In contrast, the authors asserted in their article that the other sympatric bird lineages that occupied the island archipelagos at similar time to the ancestors of finches and honeycreepers all belong to the group with the lowest cranial integration in our study. Perhaps this was a limiting factor for rapid evolution in these other lineages?
‘Our results challenge previous ideas in evolutionary research by providing a case which suggests that stronger covariation of regions can produce bursts of evolution rather than serving solely as a factor limiting the evolutionary potential of organisms, as previously thought’ says Jen Bright co-author of the study and Lecturer at the University of Hull.
‘Even on a broader scale, Darwin’s finches and Hawaiian honeycreepers are evolutionary oddballs. When they are compared with hundreds or thousands of species they are amongst the most rapidly evolving clades within modern bird diversity.

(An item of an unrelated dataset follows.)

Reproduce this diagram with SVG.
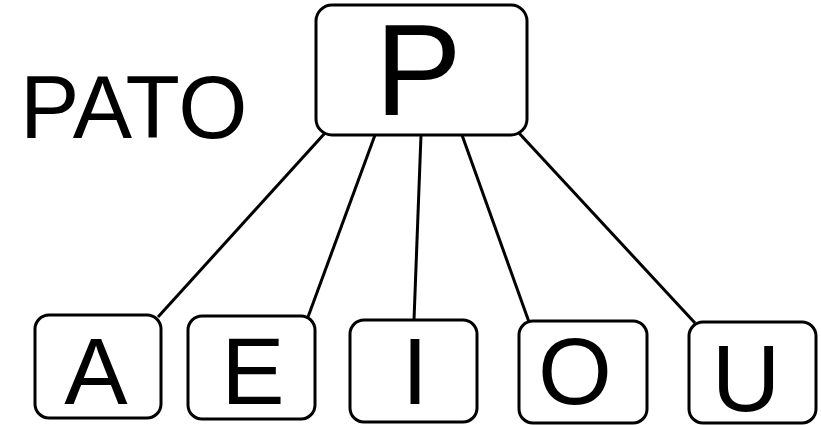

Hopefully, these novel results will shed some light on why they may have evolved that way’ says Christopher R. Cooney co-author of the study and a Leverhulme Fellow at the University of Sheffield.
‘While these results are exciting, this is mainly the work of my PhD and at the minute we are working on solving different unanswered questions that stem from this research. For instance, are these evolutionary situations isolated phenomena in these two archipelagos or have those been more common in the evolution of island or continental bird communities? Do these patterns characterise other adaptive radiations in birds?’ says Guillermo Navalón.
Future research will likely solve at least some of these mysteries, bringing us one step closer to understanding better the evolution of the wonderful diversity of shapes in birds.